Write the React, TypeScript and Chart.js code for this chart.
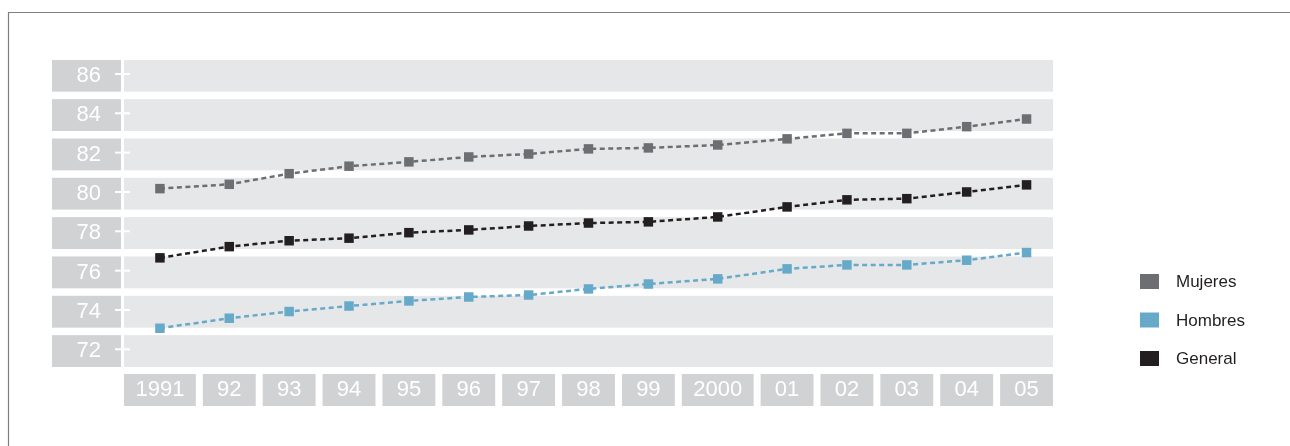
import React, { useEffect, useRef } from "react";
import { Chart, registerables } from "chart.js";

Chart.register(...registerables);

const years = ["1991", "92", "93", "94", "95", "96", "97", "98", "99", "2000", "01", "02", "03", "04", "05"];
const mujeres = [80.17, 80.39, 80.93, 81.31, 81.53, 81.78, 81.93, 82.19, 82.24, 82.39, 82.7, 82.98, 82.98, 83.32, 83.71];
const hombres = [73.07, 73.58, 73.92, 74.2, 74.46, 74.66, 74.76, 75.07, 75.32, 75.58, 76.09, 76.29, 76.29, 76.53, 76.92];
const general = [76.65, 77.22, 77.52, 77.65, 77.93, 78.07, 78.27, 78.42, 78.48, 78.73, 79.24, 79.6, 79.66, 80.0, 80.36];
const yTicks = [72, 74, 76, 78, 80, 82, 84, 86];
const seriesNames = ["Mujeres", "Hombres", "General"];
const seriesColors = ["#6d6e71", "#67a9c8", "#231f20"];

const FONT = "'Liberation Sans', Arial, Helvetica, sans-serif";
const BAND = "#e6e7e8";
const BOX = "#d1d2d4";

// category slot widths (wide slots for 4-character labels)
const slotW = years.map((y) => (y.length >= 4 ? 72 : 53));
const slotGap = 7;
const slotLeft: number[] = [];
{
  let acc = 0;
  for (let i = 0; i < years.length; i++) {
    slotLeft.push(acc);
    acc += slotW[i] + slotGap;
  }
}
const slotCenter = years.map((_, i) => slotLeft[i] + slotW[i] / 2);
const xMax = slotLeft[years.length - 1] + slotW[years.length - 1];

const decorPlugin = {
  id: "decor",
  beforeDraw(chart: any) {
    const ctx = chart.ctx;
    const { left, right, top, bottom } = chart.chartArea;
    const ys = chart.scales.y;
    const xs = chart.scales.x;
    ctx.save();
    // frame
    ctx.strokeStyle = "#7f7f7f";
    ctx.lineWidth = 1.2;
    ctx.beginPath();
    ctx.moveTo(8.5, chart.height);
    ctx.lineTo(8.5, 12.5);
    ctx.lineTo(chart.width, 12.5);
    ctx.stroke();
    // horizontal bands + y label boxes
    yTicks.forEach((v) => {
      const yt = ys.getPixelForValue(Math.min(v + 0.72, ys.max));
      const yb = ys.getPixelForValue(Math.max(v - 0.9, ys.min));
      ctx.fillStyle = BAND;
      ctx.fillRect(left, yt, right - left, yb - yt);
      ctx.fillStyle = BOX;
      ctx.fillRect(ys.left, yt, left - 3 - ys.left, yb - yt);
      const yp = ys.getPixelForValue(v);
      ctx.strokeStyle = "#ffffff";
      ctx.lineWidth = 2;
      ctx.beginPath();
      ctx.moveTo(left - 9, yp);
      ctx.lineTo(left + 6, yp);
      ctx.stroke();
    });
    // x label boxes
    years.forEach((_, i) => {
      const xl = xs.getPixelForValue(slotLeft[i]);
      const xr = xs.getPixelForValue(slotLeft[i] + slotW[i]);
      ctx.fillStyle = BOX;
      ctx.fillRect(xl, bottom + 7, xr - xl, 32);
    });
    ctx.restore();
  },
  afterDraw(chart: any) {
    const ctx = chart.ctx;
    ctx.save();
    const x0 = 1140;
    const y0 = 281.5;
    const step = 38.5;
    chart.data.datasets.forEach((ds: any, i: number) => {
      const cy = y0 + i * step;
      ctx.fillStyle = ds.borderColor;
      ctx.fillRect(x0, cy - 7.5, 19, 15);
      ctx.fillStyle = "#231f20";
      ctx.font = `17px ${FONT}`;
      ctx.textAlign = "left";
      ctx.textBaseline = "middle";
      ctx.fillText(ds.label, x0 + 36, cy + 1);
    });
    ctx.restore();
  },
};

export default function App() {
  const ref = useRef<HTMLCanvasElement | null>(null);
  useEffect(() => {
    if (!ref.current) return;
    const series = [mujeres, hombres, general];
    const chart = new Chart(ref.current, {
      type: "line",
      data: {
        datasets: series.map((vals, k) => ({
          label: seriesNames[k],
          data: vals.map((v, i) => ({ x: slotCenter[i], y: v })),
          borderColor: seriesColors[k],
          backgroundColor: seriesColors[k],
          borderWidth: 2.5,
          borderDash: [5, 3.5],
          tension: 0,
          pointStyle: "rect",
          pointRadius: 6.7,
          pointBorderWidth: 0,
          pointBackgroundColor: seriesColors[k],
          pointBorderColor: seriesColors[k],
          fill: false,
        })),
      },
      options: {
        animation: false,
        responsive: false,
        devicePixelRatio: 1,
        layout: { padding: { left: 52, right: 237, top: 60, bottom: 0 } },
        plugins: { legend: { display: false }, tooltip: { enabled: false } },
        scales: {
          x: {
            type: "linear",
            min: 0,
            max: xMax,
            grid: { display: false, drawTicks: false },
            border: { display: false },
            afterBuildTicks: (s: any) => {
              s.ticks = slotCenter.map((v) => ({ value: v }));
            },
            afterFit: (s: any) => {
              s.height = 79;
            },
            ticks: {
              autoSkip: false,
              maxRotation: 0,
              color: "#ffffff",
              padding: 10,
              font: { size: 22, family: FONT },
              callback: (_v: any, i: number) => years[i],
            },
          },
          y: {
            type: "linear",
            min: 71.1,
            max: 86.71,
            grid: { display: false, drawTicks: false },
            border: { display: false },
            afterBuildTicks: (s: any) => {
              s.ticks = yTicks.map((v) => ({ value: v }));
            },
            afterFit: (s: any) => {
              s.width = 72;
            },
            ticks: {
              color: "#ffffff",
              padding: 23,
              labelOffset: 2,
              font: { size: 22, family: FONT },
            },
          },
        },
      },
      plugins: [decorPlugin],
    });
    return () => chart.destroy();
  }, []);
  return (
    <div style={{ position: "absolute", left: 0, top: 0, width: 1290, height: 446, background: "#fff" }}>
      <canvas ref={ref} width={1290} height={446} style={{ display: "block" }} />
    </div>
  );
}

----

GOAL: Identify and list each line with the word "React".

EXERCISE RESPONSE:
Write the React, TypeScript and Chart.js code for this chart.
import React, { useEffect, useRef } from "react";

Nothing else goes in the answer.